>> START Dataset section
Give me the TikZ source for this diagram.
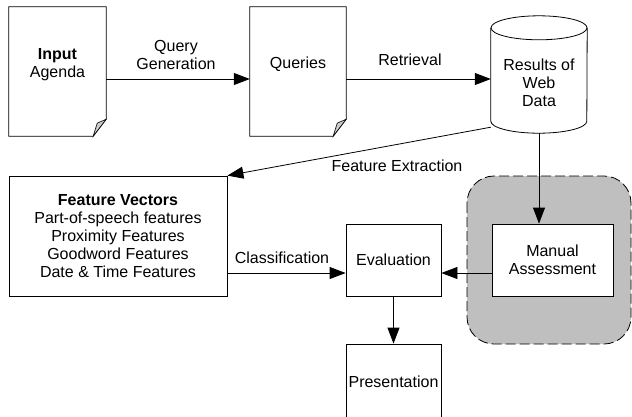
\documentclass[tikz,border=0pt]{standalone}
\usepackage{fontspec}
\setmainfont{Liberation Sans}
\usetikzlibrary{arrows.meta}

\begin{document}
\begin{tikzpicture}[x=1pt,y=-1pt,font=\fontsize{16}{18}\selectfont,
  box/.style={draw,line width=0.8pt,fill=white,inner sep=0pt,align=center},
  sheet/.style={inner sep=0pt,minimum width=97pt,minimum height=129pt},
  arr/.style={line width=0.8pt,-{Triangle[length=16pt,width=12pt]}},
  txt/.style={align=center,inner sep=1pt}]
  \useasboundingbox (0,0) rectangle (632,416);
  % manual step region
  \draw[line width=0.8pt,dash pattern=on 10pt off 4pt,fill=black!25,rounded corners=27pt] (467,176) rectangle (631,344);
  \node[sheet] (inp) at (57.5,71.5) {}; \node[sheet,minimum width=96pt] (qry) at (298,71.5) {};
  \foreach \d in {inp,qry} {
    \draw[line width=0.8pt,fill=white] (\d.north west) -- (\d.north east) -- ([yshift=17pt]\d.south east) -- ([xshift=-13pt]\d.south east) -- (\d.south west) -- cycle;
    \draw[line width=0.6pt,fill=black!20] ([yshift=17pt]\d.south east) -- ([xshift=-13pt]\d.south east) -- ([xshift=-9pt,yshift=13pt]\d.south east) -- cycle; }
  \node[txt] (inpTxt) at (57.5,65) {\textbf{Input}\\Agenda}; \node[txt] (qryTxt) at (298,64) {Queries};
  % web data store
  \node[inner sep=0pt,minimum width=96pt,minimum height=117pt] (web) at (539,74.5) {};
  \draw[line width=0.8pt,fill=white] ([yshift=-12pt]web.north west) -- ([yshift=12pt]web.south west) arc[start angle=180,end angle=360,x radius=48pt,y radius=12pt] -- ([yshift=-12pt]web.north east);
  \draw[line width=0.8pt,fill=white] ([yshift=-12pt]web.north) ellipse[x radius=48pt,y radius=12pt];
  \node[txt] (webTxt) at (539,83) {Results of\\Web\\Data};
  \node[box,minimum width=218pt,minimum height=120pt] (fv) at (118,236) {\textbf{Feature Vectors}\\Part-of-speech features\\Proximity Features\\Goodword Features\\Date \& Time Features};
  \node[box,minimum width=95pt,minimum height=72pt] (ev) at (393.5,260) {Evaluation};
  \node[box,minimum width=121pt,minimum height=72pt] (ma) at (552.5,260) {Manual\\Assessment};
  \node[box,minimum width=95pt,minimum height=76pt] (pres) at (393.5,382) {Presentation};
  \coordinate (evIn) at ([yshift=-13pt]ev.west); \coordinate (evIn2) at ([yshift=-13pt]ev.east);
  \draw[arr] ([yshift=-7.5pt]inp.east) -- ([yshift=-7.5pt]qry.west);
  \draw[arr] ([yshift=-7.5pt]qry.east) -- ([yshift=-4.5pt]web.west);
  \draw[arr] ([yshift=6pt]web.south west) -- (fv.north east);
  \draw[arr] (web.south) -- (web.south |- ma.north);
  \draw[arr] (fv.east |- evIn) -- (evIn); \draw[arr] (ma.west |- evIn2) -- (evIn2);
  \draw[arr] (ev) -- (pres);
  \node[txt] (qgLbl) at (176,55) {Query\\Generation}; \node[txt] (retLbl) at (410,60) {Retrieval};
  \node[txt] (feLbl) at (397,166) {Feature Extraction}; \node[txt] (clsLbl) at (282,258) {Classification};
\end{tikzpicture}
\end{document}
>> END Dataset section
Task to complete: All of the material above should be reproduced exactly, except the pictures.

Completed task:
Give me the TikZ source for this diagram.
\documentclass[tikz,border=0pt]{standalone}
\usepackage{fontspec}
\setmainfont{Liberation Sans}
\usetikzlibrary{arrows.meta}

\begin{document}
\begin{tikzpicture}[x=1pt,y=-1pt,font=\fontsize{16}{18}\selectfont,
  box/.style={draw,line width=0.8pt,fill=white,inner sep=0pt,align=center},
  sheet/.style={inner sep=0pt,minimum width=97pt,minimum height=129pt},
  arr/.style={line width=0.8pt,-{Triangle[length=16pt,width=12pt]}},
  txt/.style={align=center,inner sep=1pt}]
  \useasboundingbox (0,0) rectangle (632,416);
  % manual step region
  \draw[line width=0.8pt,dash pattern=on 10pt off 4pt,fill=black!25,rounded corners=27pt] (467,176) rectangle (631,344);
  \node[sheet] (inp) at (57.5,71.5) {}; \node[sheet,minimum width=96pt] (qry) at (298,71.5) {};
  \foreach \d in {inp,qry} {
    \draw[line width=0.8pt,fill=white] (\d.north west) -- (\d.north east) -- ([yshift=17pt]\d.south east) -- ([xshift=-13pt]\d.south east) -- (\d.south west) -- cycle;
    \draw[line width=0.6pt,fill=black!20] ([yshift=17pt]\d.south east) -- ([xshift=-13pt]\d.south east) -- ([xshift=-9pt,yshift=13pt]\d.south east) -- cycle; }
  \node[txt] (inpTxt) at (57.5,65) {\textbf{Input}\\Agenda}; \node[txt] (qryTxt) at (298,64) {Queries};
  % web data store
  \node[inner sep=0pt,minimum width=96pt,minimum height=117pt] (web) at (539,74.5) {};
  \draw[line width=0.8pt,fill=white] ([yshift=-12pt]web.north west) -- ([yshift=12pt]web.south west) arc[start angle=180,end angle=360,x radius=48pt,y radius=12pt] -- ([yshift=-12pt]web.north east);
  \draw[line width=0.8pt,fill=white] ([yshift=-12pt]web.north) ellipse[x radius=48pt,y radius=12pt];
  \node[txt] (webTxt) at (539,83) {Results of\\Web\\Data};
  \node[box,minimum width=218pt,minimum height=120pt] (fv) at (118,236) {\textbf{Feature Vectors}\\Part-of-speech features\\Proximity Features\\Goodword Features\\Date \& Time Features};
  \node[box,minimum width=95pt,minimum height=72pt] (ev) at (393.5,260) {Evaluation};
  \node[box,minimum width=121pt,minimum height=72pt] (ma) at (552.5,260) {Manual\\Assessment};
  \node[box,minimum width=95pt,minimum height=76pt] (pres) at (393.5,382) {Presentation};
  \coordinate (evIn) at ([yshift=-13pt]ev.west); \coordinate (evIn2) at ([yshift=-13pt]ev.east);
  \draw[arr] ([yshift=-7.5pt]inp.east) -- ([yshift=-7.5pt]qry.west);
  \draw[arr] ([yshift=-7.5pt]qry.east) -- ([yshift=-4.5pt]web.west);
  \draw[arr] ([yshift=6pt]web.south west) -- (fv.north east);
  \draw[arr] (web.south) -- (web.south |- ma.north);
  \draw[arr] (fv.east |- evIn) -- (evIn); \draw[arr] (ma.west |- evIn2) -- (evIn2);
  \draw[arr] (ev) -- (pres);
  \node[txt] (qgLbl) at (176,55) {Query\\Generation}; \node[txt] (retLbl) at (410,60) {Retrieval};
  \node[txt] (feLbl) at (397,166) {Feature Extraction}; \node[txt] (clsLbl) at (282,258) {Classification};
\end{tikzpicture}
\end{document}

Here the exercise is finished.